**Dataset content:**
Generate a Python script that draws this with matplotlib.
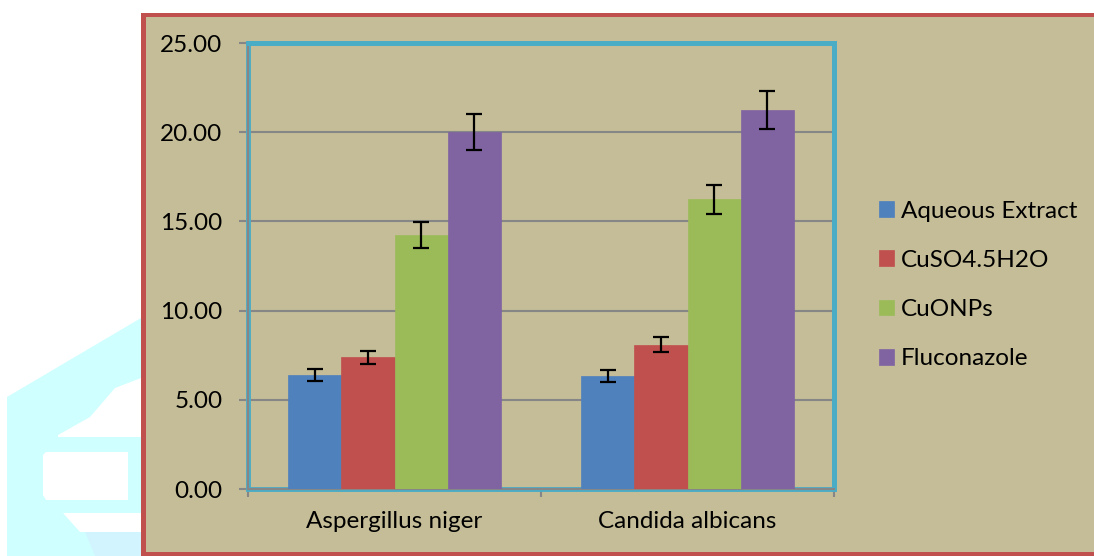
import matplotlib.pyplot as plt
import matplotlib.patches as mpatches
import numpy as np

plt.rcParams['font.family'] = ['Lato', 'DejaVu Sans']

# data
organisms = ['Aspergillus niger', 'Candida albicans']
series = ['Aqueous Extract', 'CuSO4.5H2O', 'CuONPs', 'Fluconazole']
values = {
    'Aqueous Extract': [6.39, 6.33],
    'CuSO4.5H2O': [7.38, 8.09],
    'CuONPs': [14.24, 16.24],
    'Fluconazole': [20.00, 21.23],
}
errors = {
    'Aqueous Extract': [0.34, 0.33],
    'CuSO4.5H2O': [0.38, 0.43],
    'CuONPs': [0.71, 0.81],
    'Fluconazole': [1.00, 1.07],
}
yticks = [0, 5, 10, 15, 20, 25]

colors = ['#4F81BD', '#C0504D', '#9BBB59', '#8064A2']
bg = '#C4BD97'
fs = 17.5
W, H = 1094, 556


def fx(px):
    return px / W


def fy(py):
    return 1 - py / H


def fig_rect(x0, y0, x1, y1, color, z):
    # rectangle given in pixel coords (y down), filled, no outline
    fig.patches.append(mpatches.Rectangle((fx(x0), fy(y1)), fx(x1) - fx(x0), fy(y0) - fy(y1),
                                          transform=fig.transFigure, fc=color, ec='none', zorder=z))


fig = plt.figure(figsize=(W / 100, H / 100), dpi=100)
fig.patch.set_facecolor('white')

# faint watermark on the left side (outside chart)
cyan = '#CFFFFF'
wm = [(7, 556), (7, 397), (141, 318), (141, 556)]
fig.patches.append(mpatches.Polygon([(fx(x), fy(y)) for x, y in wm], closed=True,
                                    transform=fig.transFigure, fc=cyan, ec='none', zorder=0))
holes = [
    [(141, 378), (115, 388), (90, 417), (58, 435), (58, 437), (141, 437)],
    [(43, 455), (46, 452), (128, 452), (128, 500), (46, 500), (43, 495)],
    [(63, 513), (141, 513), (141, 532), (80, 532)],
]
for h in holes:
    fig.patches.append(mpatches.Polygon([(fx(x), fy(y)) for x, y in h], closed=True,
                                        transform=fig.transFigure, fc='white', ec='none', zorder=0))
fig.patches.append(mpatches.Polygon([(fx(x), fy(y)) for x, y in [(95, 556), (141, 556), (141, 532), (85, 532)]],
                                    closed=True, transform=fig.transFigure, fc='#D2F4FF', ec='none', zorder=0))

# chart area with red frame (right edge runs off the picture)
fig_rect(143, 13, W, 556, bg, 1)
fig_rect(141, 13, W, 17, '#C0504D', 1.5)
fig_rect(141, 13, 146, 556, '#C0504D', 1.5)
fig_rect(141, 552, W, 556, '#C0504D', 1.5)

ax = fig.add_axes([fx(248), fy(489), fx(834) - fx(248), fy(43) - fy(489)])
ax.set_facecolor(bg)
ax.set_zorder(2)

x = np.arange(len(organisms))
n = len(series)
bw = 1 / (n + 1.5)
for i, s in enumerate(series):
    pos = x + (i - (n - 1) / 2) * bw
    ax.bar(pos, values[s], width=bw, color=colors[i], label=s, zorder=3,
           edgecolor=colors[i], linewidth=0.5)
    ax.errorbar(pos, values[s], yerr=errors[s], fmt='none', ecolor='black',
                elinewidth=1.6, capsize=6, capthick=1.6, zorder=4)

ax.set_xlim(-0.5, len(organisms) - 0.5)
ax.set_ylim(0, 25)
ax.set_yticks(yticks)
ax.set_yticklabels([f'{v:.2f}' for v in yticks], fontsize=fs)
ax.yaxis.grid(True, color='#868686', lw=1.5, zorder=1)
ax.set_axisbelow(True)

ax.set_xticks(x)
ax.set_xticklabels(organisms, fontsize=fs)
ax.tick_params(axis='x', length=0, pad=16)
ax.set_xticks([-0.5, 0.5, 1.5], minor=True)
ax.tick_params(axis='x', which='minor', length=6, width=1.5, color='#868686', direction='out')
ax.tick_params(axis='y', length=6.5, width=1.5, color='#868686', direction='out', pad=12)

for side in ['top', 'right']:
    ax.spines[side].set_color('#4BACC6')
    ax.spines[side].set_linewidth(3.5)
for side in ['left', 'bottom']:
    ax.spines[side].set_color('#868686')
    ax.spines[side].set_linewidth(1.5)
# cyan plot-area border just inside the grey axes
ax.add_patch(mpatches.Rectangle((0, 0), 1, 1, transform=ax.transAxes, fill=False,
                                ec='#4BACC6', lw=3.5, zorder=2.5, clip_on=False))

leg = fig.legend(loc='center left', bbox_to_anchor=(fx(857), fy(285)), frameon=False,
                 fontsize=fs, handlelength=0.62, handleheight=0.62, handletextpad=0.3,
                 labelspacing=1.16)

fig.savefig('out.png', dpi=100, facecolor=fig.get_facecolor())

**Problem statement:** Restate the entire listing word for word, excluding pictures.

**Full output:**
Generate a Python script that draws this with matplotlib.
import matplotlib.pyplot as plt
import matplotlib.patches as mpatches
import numpy as np

plt.rcParams['font.family'] = ['Lato', 'DejaVu Sans']

# data
organisms = ['Aspergillus niger', 'Candida albicans']
series = ['Aqueous Extract', 'CuSO4.5H2O', 'CuONPs', 'Fluconazole']
values = {
    'Aqueous Extract': [6.39, 6.33],
    'CuSO4.5H2O': [7.38, 8.09],
    'CuONPs': [14.24, 16.24],
    'Fluconazole': [20.00, 21.23],
}
errors = {
    'Aqueous Extract': [0.34, 0.33],
    'CuSO4.5H2O': [0.38, 0.43],
    'CuONPs': [0.71, 0.81],
    'Fluconazole': [1.00, 1.07],
}
yticks = [0, 5, 10, 15, 20, 25]

colors = ['#4F81BD', '#C0504D', '#9BBB59', '#8064A2']
bg = '#C4BD97'
fs = 17.5
W, H = 1094, 556


def fx(px):
    return px / W


def fy(py):
    return 1 - py / H


def fig_rect(x0, y0, x1, y1, color, z):
    # rectangle given in pixel coords (y down), filled, no outline
    fig.patches.append(mpatches.Rectangle((fx(x0), fy(y1)), fx(x1) - fx(x0), fy(y0) - fy(y1),
                                          transform=fig.transFigure, fc=color, ec='none', zorder=z))


fig = plt.figure(figsize=(W / 100, H / 100), dpi=100)
fig.patch.set_facecolor('white')

# faint watermark on the left side (outside chart)
cyan = '#CFFFFF'
wm = [(7, 556), (7, 397), (141, 318), (141, 556)]
fig.patches.append(mpatches.Polygon([(fx(x), fy(y)) for x, y in wm], closed=True,
                                    transform=fig.transFigure, fc=cyan, ec='none', zorder=0))
holes = [
    [(141, 378), (115, 388), (90, 417), (58, 435), (58, 437), (141, 437)],
    [(43, 455), (46, 452), (128, 452), (128, 500), (46, 500), (43, 495)],
    [(63, 513), (141, 513), (141, 532), (80, 532)],
]
for h in holes:
    fig.patches.append(mpatches.Polygon([(fx(x), fy(y)) for x, y in h], closed=True,
                                        transform=fig.transFigure, fc='white', ec='none', zorder=0))
fig.patches.append(mpatches.Polygon([(fx(x), fy(y)) for x, y in [(95, 556), (141, 556), (141, 532), (85, 532)]],
                                    closed=True, transform=fig.transFigure, fc='#D2F4FF', ec='none', zorder=0))

# chart area with red frame (right edge runs off the picture)
fig_rect(143, 13, W, 556, bg, 1)
fig_rect(141, 13, W, 17, '#C0504D', 1.5)
fig_rect(141, 13, 146, 556, '#C0504D', 1.5)
fig_rect(141, 552, W, 556, '#C0504D', 1.5)

ax = fig.add_axes([fx(248), fy(489), fx(834) - fx(248), fy(43) - fy(489)])
ax.set_facecolor(bg)
ax.set_zorder(2)

x = np.arange(len(organisms))
n = len(series)
bw = 1 / (n + 1.5)
for i, s in enumerate(series):
    pos = x + (i - (n - 1) / 2) * bw
    ax.bar(pos, values[s], width=bw, color=colors[i], label=s, zorder=3,
           edgecolor=colors[i], linewidth=0.5)
    ax.errorbar(pos, values[s], yerr=errors[s], fmt='none', ecolor='black',
                elinewidth=1.6, capsize=6, capthick=1.6, zorder=4)

ax.set_xlim(-0.5, len(organisms) - 0.5)
ax.set_ylim(0, 25)
ax.set_yticks(yticks)
ax.set_yticklabels([f'{v:.2f}' for v in yticks], fontsize=fs)
ax.yaxis.grid(True, color='#868686', lw=1.5, zorder=1)
ax.set_axisbelow(True)

ax.set_xticks(x)
ax.set_xticklabels(organisms, fontsize=fs)
ax.tick_params(axis='x', length=0, pad=16)
ax.set_xticks([-0.5, 0.5, 1.5], minor=True)
ax.tick_params(axis='x', which='minor', length=6, width=1.5, color='#868686', direction='out')
ax.tick_params(axis='y', length=6.5, width=1.5, color='#868686', direction='out', pad=12)

for side in ['top', 'right']:
    ax.spines[side].set_color('#4BACC6')
    ax.spines[side].set_linewidth(3.5)
for side in ['left', 'bottom']:
    ax.spines[side].set_color('#868686')
    ax.spines[side].set_linewidth(1.5)
# cyan plot-area border just inside the grey axes
ax.add_patch(mpatches.Rectangle((0, 0), 1, 1, transform=ax.transAxes, fill=False,
                                ec='#4BACC6', lw=3.5, zorder=2.5, clip_on=False))

leg = fig.legend(loc='center left', bbox_to_anchor=(fx(857), fy(285)), frameon=False,
                 fontsize=fs, handlelength=0.62, handleheight=0.62, handletextpad=0.3,
                 labelspacing=1.16)

fig.savefig('out.png', dpi=100, facecolor=fig.get_facecolor())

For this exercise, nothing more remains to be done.